Once a message has been intercepted, they will widen the filtering criteria to include all messages that pass to or from the author of the initial message, and well as the recipient. And according to the Snowden leaks, they go one step further and look at any messages to or from anyone one step removed from the initial recipient. All of this will be stored. Some will be encrypted. Some of the encryption will be easy to crack and if it's worth doing they will do it. Other messages will be heavily encrypted and they'll attempt a simple crack but if they can't do it they'll just keep it stored until a flaw in the algorithm is discovered, or their processing power/techniques get sufficiently advanced enough that it's feasible to crack.

The NSA are building a huge data centre in America for this task. The scale is unimaginable. I imagine there will be reciprocal agreements with the British intelligence services to share information/data/processing.

I assumed that if say isis was mentioned in a conversation they look through the whole thing?
 
I assumed that if say isis was mentioned in a conversation they look through the whole thing?
Depends if you're already on their radar, or what else was said by you/your friends.

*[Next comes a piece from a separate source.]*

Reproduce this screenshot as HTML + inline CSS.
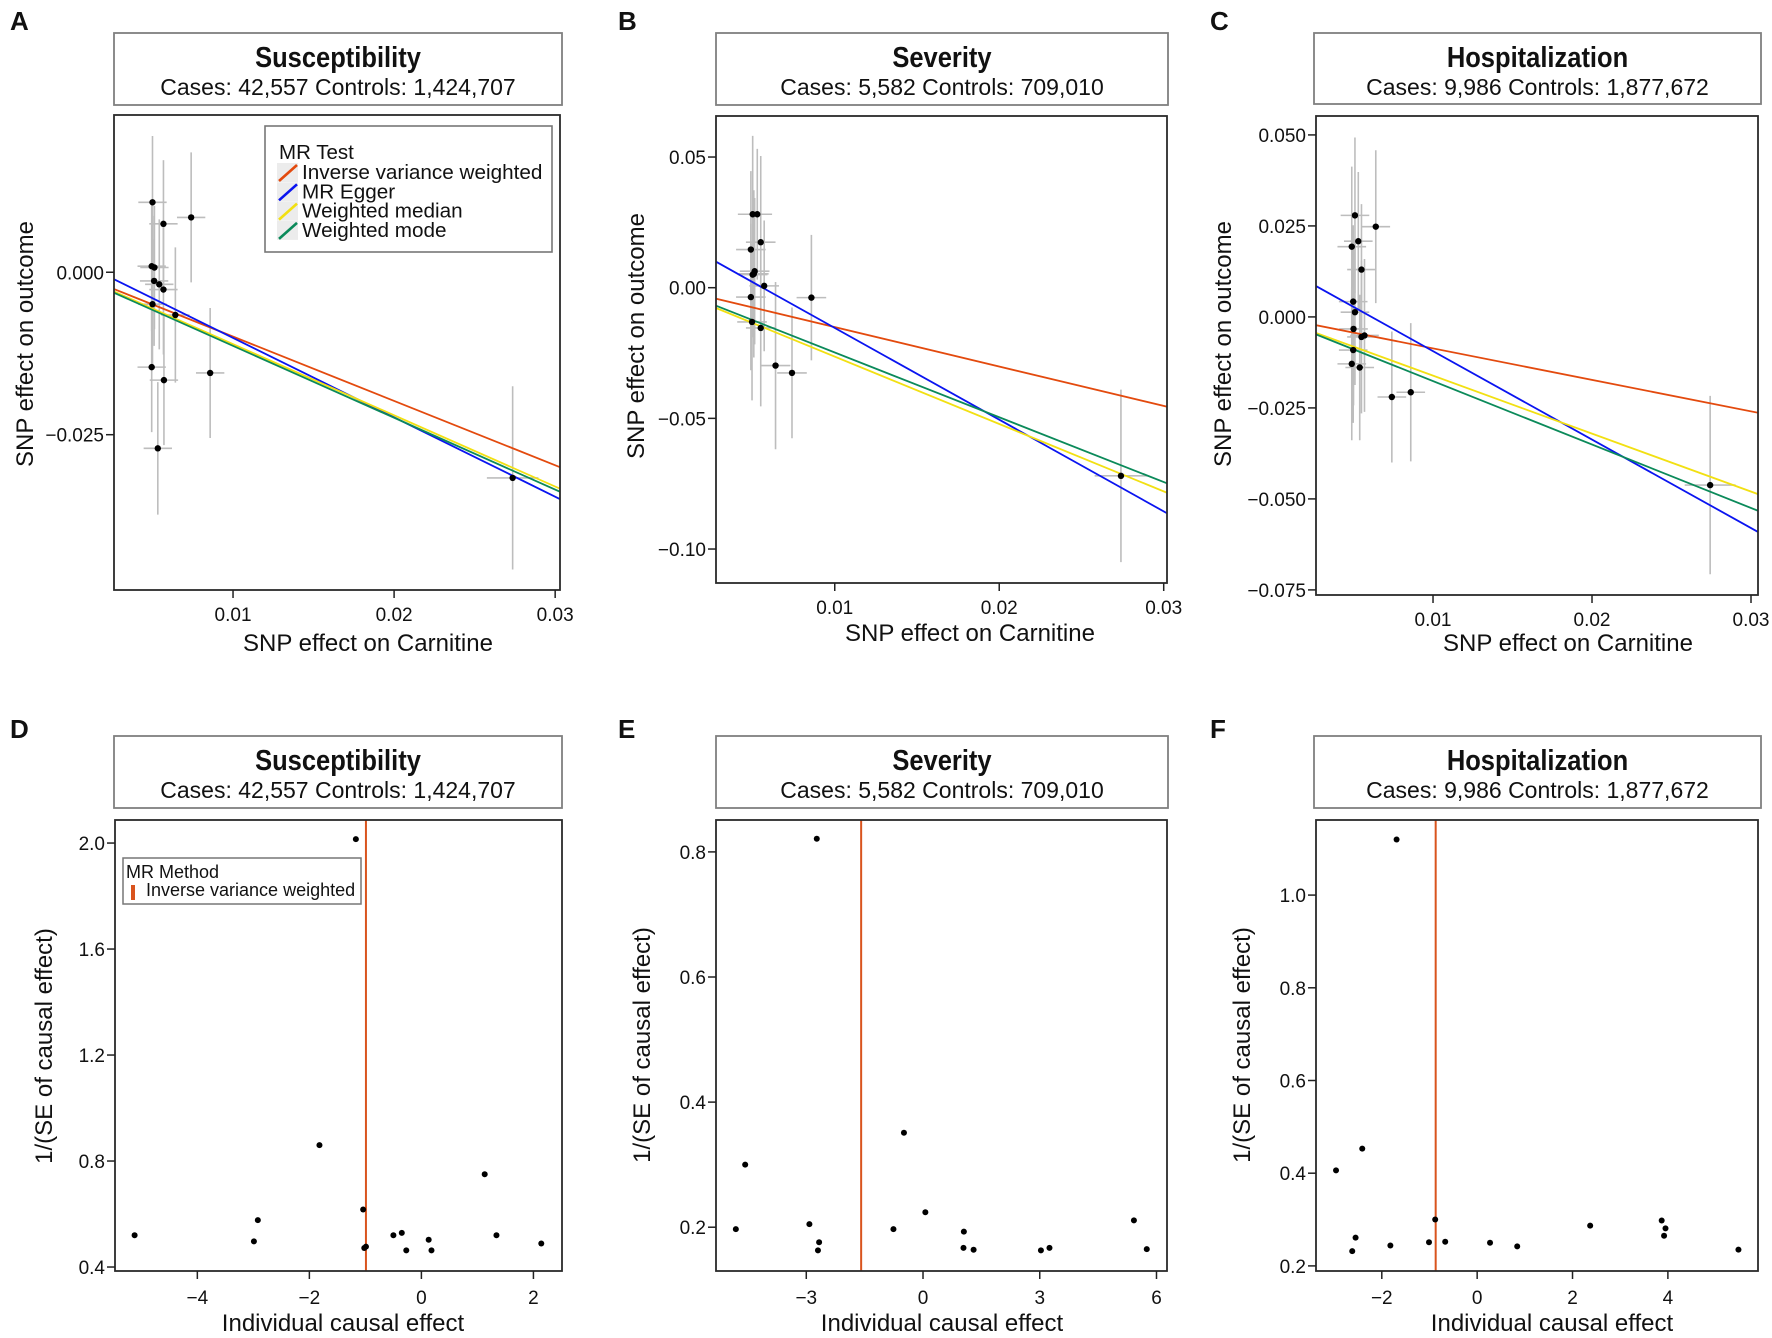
<!DOCTYPE html>
<html><head><meta charset="utf-8"><style>
html,body{margin:0;padding:0;background:#fff}
svg{display:block;font-family:"Liberation Sans",Arial,sans-serif}
</style></head><body>
<svg id="fig" width="1772" height="1338" viewBox="0 0 1772 1338" xmlns="http://www.w3.org/2000/svg"></svg>
<script>
// ---------- data ----------
// Panel A (scatter, susceptibility)
const aBx=[0.0050,0.00568,0.0074,0.00495,0.00512,0.0051,0.00542,0.00568,0.0050,0.00642,0.00858,0.00495,0.00571,0.00533,0.02736];
const aBy=[0.01077,0.00745,0.00844,0.00093,0.00073,-0.00133,-0.00186,-0.00266,-0.00492,-0.00658,-0.0155,-0.0146,-0.0166,-0.0271,-0.03165];
const aSeY=[0.0102,0.0098,0.0100,0.0100,0.0095,0.0100,0.0100,0.0100,0.0100,0.0104,0.0100,0.0100,0.0100,0.0102,0.0141];
const aSeX=[0.00088,0.00088,0.00088,0.00088,0.00088,0.00088,0.00088,0.00088,0.00088,0.00088,0.00088,0.00088,0.00088,0.00088,0.0016];
const aSlope=[-0.99,-1.222,-1.096,-1.106];
const aInt=[0,0.00212,-0.0001,-0.00027];
// Panel B (severity)
const bBx=[0.00501,0.00529,0.0049,0.0055,0.00508,0.00513,0.00501,0.00571,0.0049,0.00497,0.0055,0.0064,0.0074,0.00858,0.0274];
const bBy=[0.0281,0.0281,0.0146,0.0174,0.0053,0.0063,0.0050,0.0007,-0.0036,-0.0131,-0.0154,-0.0298,-0.0326,-0.0038,-0.072];
const bSeY=[0.030,0.025,0.030,0.033,0.032,0.028,0.024,0.025,0.028,0.030,0.030,0.032,0.025,0.024,0.033];
const bSeX=[0.0009,0.0009,0.0009,0.0009,0.0009,0.0009,0.0009,0.0009,0.0009,0.0009,0.0009,0.0009,0.0009,0.0009,0.0016];
const bSlope=[-1.508,-3.51,-2.578,-2.479];
const bInt=[0,0.0197,-0.0006,0];
// Panel C (hospitalization)
const cBx=[0.00509,0.0053,0.00489,0.0064,0.0055,0.00498,0.00509,0.005,0.0055,0.00569,0.00498,0.00489,0.00539,0.00741,0.0086,0.02743];
const cBy=[0.0279,0.0208,0.0193,0.0248,0.0130,0.0042,0.0013,-0.0033,-0.0055,-0.0051,-0.0091,-0.0129,-0.0139,-0.022,-0.0207,-0.0462];
const cSeY=[0.0214,0.0190,0.0220,0.0210,0.0180,0.0210,0.0200,0.0210,0.0210,0.0210,0.0200,0.0210,0.0200,0.0180,0.0190,0.0245];
const cSeX=[0.0009,0.0009,0.0009,0.0009,0.0009,0.0009,0.0009,0.0009,0.0009,0.0009,0.0009,0.0009,0.0009,0.0009,0.0009,0.0016];
const cSlope=[-0.865,-2.43,-1.593,-1.743];
const cInt=[0,0.0149,-0.0002,-0.0002];
// Panel D (funnel, susceptibility)
const dEff=[-1.17,-1.82,1.13,-1.04,-2.92,-5.12,-2.99,-0.99,-1.02,-0.5,-0.35,-0.27,0.13,0.18,1.34,2.14];
const dPrec=[2.015,0.86,0.75,0.617,0.577,0.52,0.497,0.477,0.472,0.52,0.529,0.463,0.503,0.463,0.52,0.489];
const dIvw=-0.99;
// Panel E
const eEff=[-2.73,-4.57,-0.49,0.06,-4.81,-2.92,-2.67,-2.70,-0.76,1.05,1.04,1.30,3.03,3.25,5.42,5.75];
const ePrec=[0.821,0.300,0.351,0.224,0.197,0.205,0.176,0.163,0.197,0.193,0.167,0.164,0.163,0.167,0.211,0.165];
const eIvw=-1.59;
// Panel F
const fEff=[-1.69,-2.41,-2.96,-0.88,2.37,3.87,3.95,3.92,-2.55,-2.62,-1.82,-1.01,-0.67,0.27,0.84,5.48];
const fPrec=[1.120,0.453,0.406,0.300,0.287,0.298,0.281,0.265,0.261,0.232,0.244,0.251,0.252,0.250,0.242,0.235];
const fIvw=-0.87;
// ticks
const xTicksTop=[0.01,0.02,0.03];
const xTickLabTop=["0.01","0.02","0.03"];
const aYTicks=[0,-0.025]; const aYLab=["0.000","\u22120.025"];
const bYTicks=[0.05,0,-0.05,-0.10]; const bYLab=["0.05","0.00","\u22120.05","\u22120.10"];
const cYTicks=[0.05,0.025,0,-0.025,-0.05,-0.075]; const cYLab=["0.050","0.025","0.000","\u22120.025","\u22120.050","\u22120.075"];
const dXTicks=[-4,-2,0,2]; const dXLab=["\u22124","\u22122","0","2"];
const dYTicks=[2.0,1.6,1.2,0.8,0.4]; const dYLab=["2.0","1.6","1.2","0.8","0.4"];
const eXTicks=[-3,0,3,6]; const eXLab=["\u22123","0","3","6"];
const eYTicks=[0.8,0.6,0.4,0.2]; const eYLab=["0.8","0.6","0.4","0.2"];
const fXTicks=[-2,0,2,4]; const fXLab=["\u22122","0","2","4"];
const fYTicks=[1.0,0.8,0.6,0.4,0.2]; const fYLab=["1.0","0.8","0.6","0.4","0.2"];
const methodNames=["Inverse variance weighted","MR Egger","Weighted median","Weighted mode"];
const methodColors=["#e34a0e","#0a14f0","#f2e012","#0b8a5a"];

// ---------- helpers ----------
const svg=document.getElementById('fig');
const NS="http://www.w3.org/2000/svg";
function el(tag,attrs,parent){const e=document.createElementNS(NS,tag);for(const k in attrs)e.setAttribute(k,attrs[k]);(parent||svg).appendChild(e);return e;}
function txt(s,x,y,size,anchor,parent,extra){const t=el('text',Object.assign({x:x,y:y,'font-size':size,'text-anchor':anchor||'start',fill:'#111'},extra||{}),parent);t.textContent=s;return t;}

function panel(cfg){
  const g=el('g',{});
  
  
  const L=cfg.plot[0],T=cfg.plot[1],R=cfg.plot[2],B=cfg.plot[3];
  const sx=v=>L+(v-cfg.xd[0])/(cfg.xd[1]-cfg.xd[0])*(R-L);
  const sy=v=>B-(v-cfg.yd[0])/(cfg.yd[1]-cfg.yd[0])*(B-T);
  const lt=txt(cfg.letter,cfg.lx,cfg.ly,26,'start',g,{'font-weight':'bold'});
  
  
  const tb=cfg.tbox;
  const tr=el('rect',{x:tb[0],y:tb[1],width:tb[2]-tb[0],height:tb[3]-tb[1],fill:'#fff',stroke:'#808080','stroke-width':1.8},g);
  
  
  const cx=(tb[0]+tb[2])/2;
  const t1=txt(cfg.title,cx,tb[1]+34,29,'middle',g,{'font-weight':'bold',transform:`translate(${cx},0) scale(0.88,1) translate(${-cx},0)`});
  
  
  const t2=txt(cfg.sub,cx,tb[1]+62,23,'middle',g);
  
  
  const cid='clip'+cfg.letter;
  const cp=el('clipPath',{id:cid},g); el('rect',{x:L,y:T,width:R-L,height:B-T},cp);
  const pg=el('g',{'clip-path':`url(#${cid})`},g);
  cfg.draw(pg,sx,sy,L,T,R,B);
  const fr=el('rect',{x:L,y:T,width:R-L,height:B-T,fill:'none',stroke:'#2a2a2a','stroke-width':1.8},g);
  
  
  cfg.xt.forEach((v,i)=>{const x=sx(v);el('line',{x1:x,y1:B,x2:x,y2:B+8,stroke:'#222','stroke-width':1.5},g);
    const t=txt(cfg.xl[i],x,B+cfg.xlo,19,'middle',g);
    
    });
  cfg.yt.forEach((v,i)=>{const y=sy(v);el('line',{x1:L,y1:y,x2:L-8,y2:y,stroke:'#222','stroke-width':1.5},g);
    const t=txt(cfg.yl[i],L-10,y+7,19,'end',g);
    
    });
  const xa=txt(cfg.xTitle,cfg.xtx,cfg.xty,24,'middle',g);
  
  
  const ya=txt(cfg.yTitle,0,0,24,'middle',g,{transform:`translate(${cfg.ytx},${cfg.yty}) rotate(-90)`});
  
  
  if(cfg.after)cfg.after(g);
}

function scatterDraw(bx,by,seX,seY,slope,icpt){
  return function(pg,sx,sy,L,T,R,B){
    for(let i=0;i<bx.length;i++){
      const v=el('line',{x1:sx(bx[i]),y1:sy(by[i]-seY[i]),x2:sx(bx[i]),y2:sy(by[i]+seY[i]),stroke:'#bdbdbd','stroke-width':1.6},pg);
      
      
      const h=el('line',{x1:sx(bx[i]-seX[i]),y1:sy(by[i]),x2:sx(bx[i]+seX[i]),y2:sy(by[i]),stroke:'#bdbdbd','stroke-width':1.6},pg);
      
      
    }
    const x0=-0.01,x1=0.05;
    for(let m=0;m<slope.length;m++){
      const ln=el('line',{x1:sx(x0),y1:sy(icpt[m]+slope[m]*x0),x2:sx(x1),y2:sy(icpt[m]+slope[m]*x1),stroke:methodColors[m],'stroke-width':1.8},pg);
      
      
    }
    for(let i=0;i<bx.length;i++){
      const c=el('circle',{cx:sx(bx[i]),cy:sy(by[i]),r:3.2,fill:'#000'},pg);
      
      
    }
  };
}
function funnelDraw(eff,prec,ivw){
  return function(pg,sx,sy,L,T,R,B){
    const ln=el('line',{x1:sx(ivw),y1:T,x2:sx(ivw),y2:B,stroke:'#d9541e','stroke-width':2},pg);
    
    
    for(let i=0;i<eff.length;i++){
      const c=el('circle',{cx:sx(eff[i]),cy:sy(prec[i]),r:3,fill:'#000'},pg);
      
      
    }
  };
}
const sTitle=["Susceptibility","Severity","Hospitalization"];
const sSub=["Cases: 42,557 Controls: 1,424,707","Cases: 5,582 Controls: 709,010","Cases: 9,986 Controls: 1,877,672"];

panel({name:'panel-a',letter:'A',lx:10,ly:30,tbox:[114,33,562,105],plot:[114,115,560,590],xd:[0.00261,0.0303],yd:[-0.0489,0.0242],
  title:sTitle[0],sub:sSub[0],xt:xTicksTop,xl:xTickLabTop,xlo:31,yt:aYTicks,yl:aYLab,xTitle:'SNP effect on Carnitine',xtx:368,xty:651,yTitle:'SNP effect on outcome',ytx:33,yty:344,
  draw:scatterDraw(aBx,aBy,aSeX,aSeY,aSlope,aInt),
  after:function(g){
    const lg=el('g',{},g);
    
    
    el('rect',{x:265,y:126,width:287,height:126,fill:'#fff',stroke:'#777','stroke-width':1.6},lg);
    txt('MR Test',279,159,20.5,'start',lg);
    methodNames.forEach((n,i)=>{const by=179+i*19.3;
      el('rect',{x:277,y:by-16,width:21,height:19,fill:'#ececec'},lg);
      const s=el('line',{x1:279,y1:by+2,x2:297,y2:by-14,stroke:methodColors[i],'stroke-width':2.6},lg);
      
      
      const t=txt(n,302,by,20.7,'start',lg);
      
      });
  }});
panel({name:'panel-b',letter:'B',lx:618,ly:30,tbox:[716,33,1168,105],plot:[716,116,1167,583],xd:[0.00278,0.0302],yd:[-0.113,0.0657],
  title:sTitle[1],sub:sSub[1],xt:xTicksTop,xl:xTickLabTop,xlo:31,yt:bYTicks,yl:bYLab,xTitle:'SNP effect on Carnitine',xtx:970,xty:641,yTitle:'SNP effect on outcome',ytx:644,yty:336,
  draw:scatterDraw(bBx,bBy,bSeX,bSeY,bSlope,bInt)});
panel({name:'panel-c',letter:'C',lx:1210,ly:30,tbox:[1314,33,1761,104],plot:[1316,116,1758,595],xd:[0.00264,0.03044],yd:[-0.0764,0.0552],
  title:sTitle[2],sub:sSub[2],xt:xTicksTop,xl:xTickLabTop,xlo:31,yt:cYTicks,yl:cYLab,xTitle:'SNP effect on Carnitine',xtx:1568,xty:651,yTitle:'SNP effect on outcome',ytx:1231,yty:344,
  draw:scatterDraw(cBx,cBy,cSeX,cSeY,cSlope,cInt)});
panel({name:'panel-d',letter:'D',lx:10,ly:738,tbox:[114,736,562,808],plot:[115,820,562,1271],xd:[-5.47,2.51],yd:[0.385,2.087],
  title:sTitle[0],sub:sSub[0],xt:dXTicks,xl:dXLab,xlo:33,yt:dYTicks,yl:dYLab,xTitle:'Individual causal effect',xtx:343,xty:1331,yTitle:'1/(SE of causal effect)',ytx:52,yty:1046,
  draw:funnelDraw(dEff,dPrec,dIvw),
  after:function(g){
    const lg=el('g',{},g);
    
    
    el('rect',{x:123,y:858,width:238,height:46,fill:'#fff',stroke:'#777','stroke-width':1.5},lg);
    txt('MR Method',126,878,18,'start',lg);
    const s=el('rect',{x:131,y:885,width:4,height:15,fill:'#d9541e'},lg);
    
    
    const t=txt('Inverse variance weighted',146,896,18,'start',lg);
    
    
  }});
panel({name:'panel-e',letter:'E',lx:618,ly:738,tbox:[716,736,1168,808],plot:[716,820,1167,1271],xd:[-5.32,6.27],yd:[0.130,0.851],
  title:sTitle[1],sub:sSub[1],xt:eXTicks,xl:eXLab,xlo:33,yt:eYTicks,yl:eYLab,xTitle:'Individual causal effect',xtx:942,xty:1331,yTitle:'1/(SE of causal effect)',ytx:650,yty:1045,
  draw:funnelDraw(eEff,ePrec,eIvw)});
panel({name:'panel-f',letter:'F',lx:1210,ly:738,tbox:[1314,736,1761,808],plot:[1316,820,1758,1271],xd:[-3.38,5.89],yd:[0.189,1.162],
  title:sTitle[2],sub:sSub[2],xt:fXTicks,xl:fXLab,xlo:33,yt:fYTicks,yl:fYLab,xTitle:'Individual causal effect',xtx:1552,xty:1331,yTitle:'1/(SE of causal effect)',ytx:1250,yty:1045,
  draw:funnelDraw(fEff,fPrec,fIvw)});
</script>
</body></html>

We've just mentioned ISIS here, but we're not contacting jihadis and we're not in the circle of radical clerics, so our messages won't be of interest. They might still be catalogued for future use though.

However, if you were bezzies with a ISIS fighter, and you'd previously visited bomb-making tutorials, and had been checking out flights to Syria or Pakistan, then this conversation might trigger an alert and then, yes, you might get a human having a look at it.